--- START ---
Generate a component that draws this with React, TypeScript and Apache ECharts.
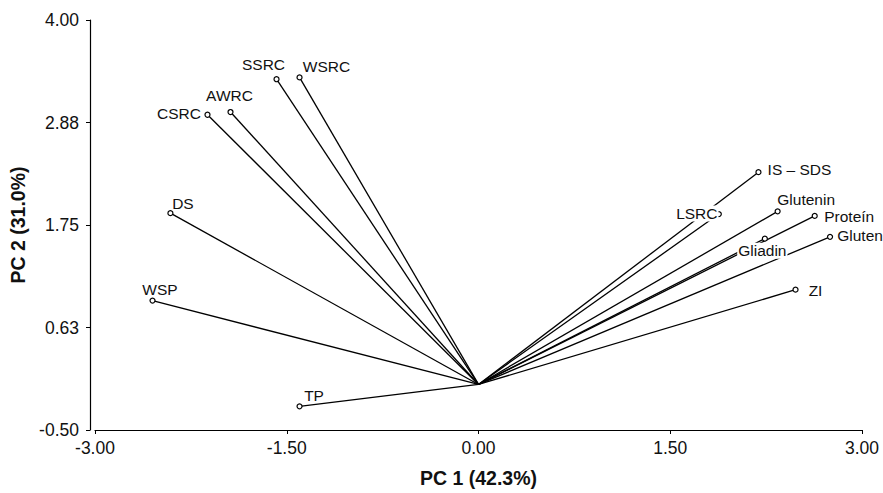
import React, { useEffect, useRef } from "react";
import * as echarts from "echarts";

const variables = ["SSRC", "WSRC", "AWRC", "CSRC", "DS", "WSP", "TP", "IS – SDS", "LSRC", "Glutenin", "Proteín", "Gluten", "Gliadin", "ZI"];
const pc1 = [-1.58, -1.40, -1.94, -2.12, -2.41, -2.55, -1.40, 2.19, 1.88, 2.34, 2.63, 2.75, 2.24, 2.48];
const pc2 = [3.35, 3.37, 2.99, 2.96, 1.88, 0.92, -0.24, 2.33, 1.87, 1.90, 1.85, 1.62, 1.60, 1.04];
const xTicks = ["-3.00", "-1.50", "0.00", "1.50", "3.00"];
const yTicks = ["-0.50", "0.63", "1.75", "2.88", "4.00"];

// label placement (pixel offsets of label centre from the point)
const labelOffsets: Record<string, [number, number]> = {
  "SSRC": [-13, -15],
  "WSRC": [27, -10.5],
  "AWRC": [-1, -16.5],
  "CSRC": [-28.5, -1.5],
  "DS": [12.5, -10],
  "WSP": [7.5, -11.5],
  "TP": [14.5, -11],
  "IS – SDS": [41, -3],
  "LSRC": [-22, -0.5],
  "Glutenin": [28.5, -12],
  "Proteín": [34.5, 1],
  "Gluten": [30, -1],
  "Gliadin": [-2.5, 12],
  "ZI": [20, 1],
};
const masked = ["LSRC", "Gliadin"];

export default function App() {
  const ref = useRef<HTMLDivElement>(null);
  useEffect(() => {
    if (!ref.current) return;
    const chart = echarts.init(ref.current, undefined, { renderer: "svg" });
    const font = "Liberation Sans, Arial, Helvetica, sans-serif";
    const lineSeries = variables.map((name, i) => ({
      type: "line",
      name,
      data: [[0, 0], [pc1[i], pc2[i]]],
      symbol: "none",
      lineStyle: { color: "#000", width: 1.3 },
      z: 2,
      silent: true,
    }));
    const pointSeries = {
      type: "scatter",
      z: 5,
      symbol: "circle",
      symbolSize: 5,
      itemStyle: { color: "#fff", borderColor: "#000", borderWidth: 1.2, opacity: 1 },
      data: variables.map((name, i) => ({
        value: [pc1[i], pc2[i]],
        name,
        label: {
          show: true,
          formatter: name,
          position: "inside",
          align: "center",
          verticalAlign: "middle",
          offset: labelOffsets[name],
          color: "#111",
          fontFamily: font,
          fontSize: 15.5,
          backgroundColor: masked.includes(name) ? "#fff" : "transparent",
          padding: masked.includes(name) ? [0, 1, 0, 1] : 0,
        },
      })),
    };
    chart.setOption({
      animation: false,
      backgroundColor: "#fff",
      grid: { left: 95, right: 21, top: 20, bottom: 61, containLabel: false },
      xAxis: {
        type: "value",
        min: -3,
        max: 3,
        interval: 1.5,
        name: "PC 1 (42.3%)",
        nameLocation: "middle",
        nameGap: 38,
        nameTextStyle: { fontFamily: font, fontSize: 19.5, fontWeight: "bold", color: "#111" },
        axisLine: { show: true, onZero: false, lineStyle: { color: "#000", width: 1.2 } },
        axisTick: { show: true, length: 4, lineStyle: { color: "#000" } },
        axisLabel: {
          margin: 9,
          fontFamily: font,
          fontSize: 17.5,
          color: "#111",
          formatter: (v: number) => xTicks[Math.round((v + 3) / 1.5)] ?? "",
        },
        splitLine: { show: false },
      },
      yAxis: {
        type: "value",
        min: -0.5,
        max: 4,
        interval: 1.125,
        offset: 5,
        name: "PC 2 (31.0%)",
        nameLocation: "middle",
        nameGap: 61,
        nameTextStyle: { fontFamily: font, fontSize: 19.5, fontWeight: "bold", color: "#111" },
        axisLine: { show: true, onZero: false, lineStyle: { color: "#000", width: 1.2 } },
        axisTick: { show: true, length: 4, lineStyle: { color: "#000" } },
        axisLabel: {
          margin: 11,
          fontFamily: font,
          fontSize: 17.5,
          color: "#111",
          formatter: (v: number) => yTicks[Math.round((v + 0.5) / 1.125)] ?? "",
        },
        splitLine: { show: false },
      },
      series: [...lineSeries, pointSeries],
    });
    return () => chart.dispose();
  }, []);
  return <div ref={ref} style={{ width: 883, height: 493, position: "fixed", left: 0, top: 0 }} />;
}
--- END ---
--- START ---
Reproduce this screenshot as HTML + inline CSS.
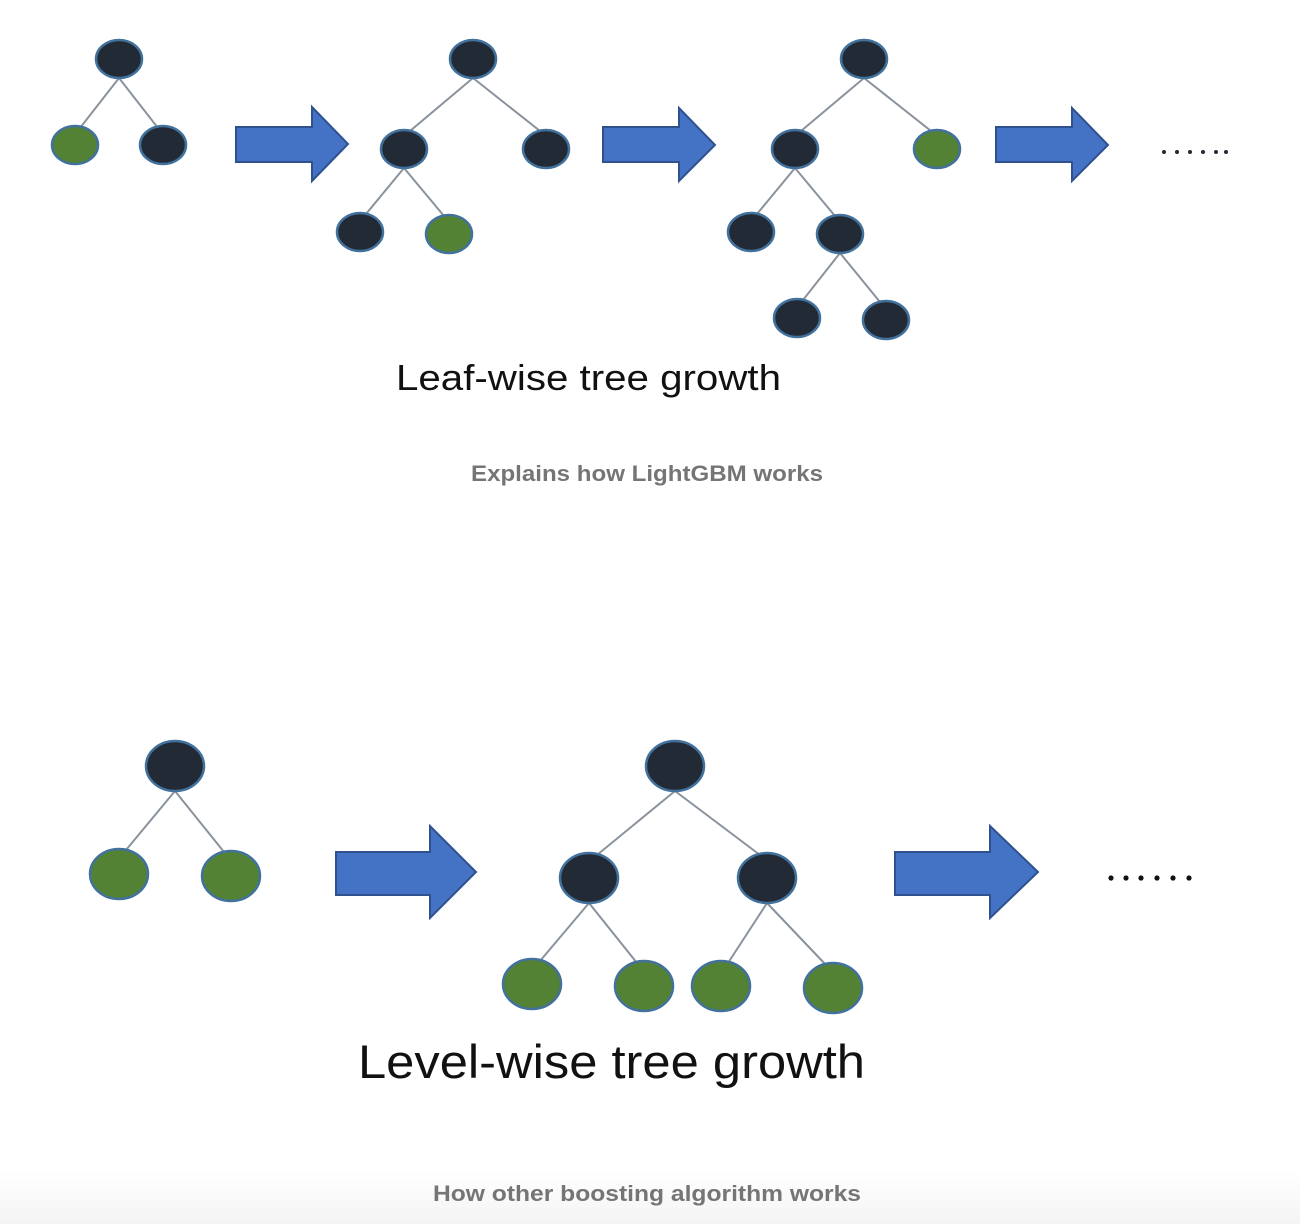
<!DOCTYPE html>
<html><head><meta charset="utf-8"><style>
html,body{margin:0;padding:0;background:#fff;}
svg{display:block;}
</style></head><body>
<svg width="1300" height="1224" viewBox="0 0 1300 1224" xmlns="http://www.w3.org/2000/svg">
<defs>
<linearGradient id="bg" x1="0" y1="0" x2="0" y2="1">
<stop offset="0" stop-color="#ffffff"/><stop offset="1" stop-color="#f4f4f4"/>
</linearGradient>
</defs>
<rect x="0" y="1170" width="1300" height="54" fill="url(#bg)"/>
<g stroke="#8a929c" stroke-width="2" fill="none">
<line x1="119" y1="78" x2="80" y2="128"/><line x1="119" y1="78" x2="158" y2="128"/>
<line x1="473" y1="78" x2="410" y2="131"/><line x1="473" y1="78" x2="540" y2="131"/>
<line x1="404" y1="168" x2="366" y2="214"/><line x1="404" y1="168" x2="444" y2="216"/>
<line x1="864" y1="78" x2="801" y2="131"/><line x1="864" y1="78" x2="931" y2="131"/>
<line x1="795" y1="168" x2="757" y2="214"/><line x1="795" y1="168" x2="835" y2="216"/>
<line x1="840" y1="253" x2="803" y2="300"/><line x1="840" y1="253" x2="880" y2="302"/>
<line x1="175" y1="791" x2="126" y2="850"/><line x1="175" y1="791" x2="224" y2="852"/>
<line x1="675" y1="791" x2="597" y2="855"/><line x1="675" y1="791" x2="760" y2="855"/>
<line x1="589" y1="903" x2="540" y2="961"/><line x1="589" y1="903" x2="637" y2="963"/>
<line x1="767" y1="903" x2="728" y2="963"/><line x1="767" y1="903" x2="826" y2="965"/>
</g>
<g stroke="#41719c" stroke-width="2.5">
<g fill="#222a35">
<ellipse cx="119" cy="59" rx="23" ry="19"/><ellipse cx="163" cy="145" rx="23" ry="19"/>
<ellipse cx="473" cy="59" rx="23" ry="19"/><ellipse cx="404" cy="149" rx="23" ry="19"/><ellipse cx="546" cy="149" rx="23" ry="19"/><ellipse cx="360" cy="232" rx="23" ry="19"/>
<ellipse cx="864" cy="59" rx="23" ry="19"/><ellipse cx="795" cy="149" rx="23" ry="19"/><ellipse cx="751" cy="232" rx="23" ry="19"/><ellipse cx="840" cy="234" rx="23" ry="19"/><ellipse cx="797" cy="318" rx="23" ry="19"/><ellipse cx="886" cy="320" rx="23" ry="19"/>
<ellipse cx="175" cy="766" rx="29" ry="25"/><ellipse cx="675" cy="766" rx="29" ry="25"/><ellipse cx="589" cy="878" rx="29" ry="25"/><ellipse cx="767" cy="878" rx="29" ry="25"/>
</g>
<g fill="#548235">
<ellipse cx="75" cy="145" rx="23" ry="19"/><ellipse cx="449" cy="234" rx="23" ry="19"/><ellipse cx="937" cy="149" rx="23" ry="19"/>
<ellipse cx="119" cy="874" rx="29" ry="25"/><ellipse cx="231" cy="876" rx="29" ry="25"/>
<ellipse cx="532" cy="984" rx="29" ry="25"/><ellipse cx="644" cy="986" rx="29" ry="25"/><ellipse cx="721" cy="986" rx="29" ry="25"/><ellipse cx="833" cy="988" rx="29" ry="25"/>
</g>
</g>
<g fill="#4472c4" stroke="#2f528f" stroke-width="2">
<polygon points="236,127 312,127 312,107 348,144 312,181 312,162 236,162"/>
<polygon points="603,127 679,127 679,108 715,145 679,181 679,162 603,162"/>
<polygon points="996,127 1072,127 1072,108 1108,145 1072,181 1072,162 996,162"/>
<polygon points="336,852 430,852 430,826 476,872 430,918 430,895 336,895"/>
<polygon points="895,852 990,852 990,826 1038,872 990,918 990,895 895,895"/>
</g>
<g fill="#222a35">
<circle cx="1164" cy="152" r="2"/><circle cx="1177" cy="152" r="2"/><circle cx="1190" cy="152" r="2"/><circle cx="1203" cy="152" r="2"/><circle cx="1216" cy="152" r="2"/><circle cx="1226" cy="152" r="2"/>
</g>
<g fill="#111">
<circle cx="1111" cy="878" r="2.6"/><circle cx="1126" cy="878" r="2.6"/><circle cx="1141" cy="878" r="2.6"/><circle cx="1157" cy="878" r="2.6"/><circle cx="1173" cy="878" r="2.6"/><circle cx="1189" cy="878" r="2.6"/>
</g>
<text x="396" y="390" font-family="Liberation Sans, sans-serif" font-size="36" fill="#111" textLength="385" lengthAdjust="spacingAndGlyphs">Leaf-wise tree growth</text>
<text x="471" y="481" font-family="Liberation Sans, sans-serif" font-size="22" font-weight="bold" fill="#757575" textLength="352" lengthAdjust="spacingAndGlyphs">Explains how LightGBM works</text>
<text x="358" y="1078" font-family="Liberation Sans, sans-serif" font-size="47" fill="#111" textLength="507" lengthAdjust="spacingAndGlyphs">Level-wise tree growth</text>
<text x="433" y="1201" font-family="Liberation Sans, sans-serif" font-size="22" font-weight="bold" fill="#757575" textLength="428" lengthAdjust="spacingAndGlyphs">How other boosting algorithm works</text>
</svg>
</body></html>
--- END ---
Problem to work on:
Output nothing except the lines from the one containing "Generate a component" through the one containing "import * as", both kept, with the pictures removed.

Response to the exercise:
Generate a component that draws this with React, TypeScript and Apache ECharts.
import React, { useEffect, useRef } from "react";
import * as echarts from "echarts";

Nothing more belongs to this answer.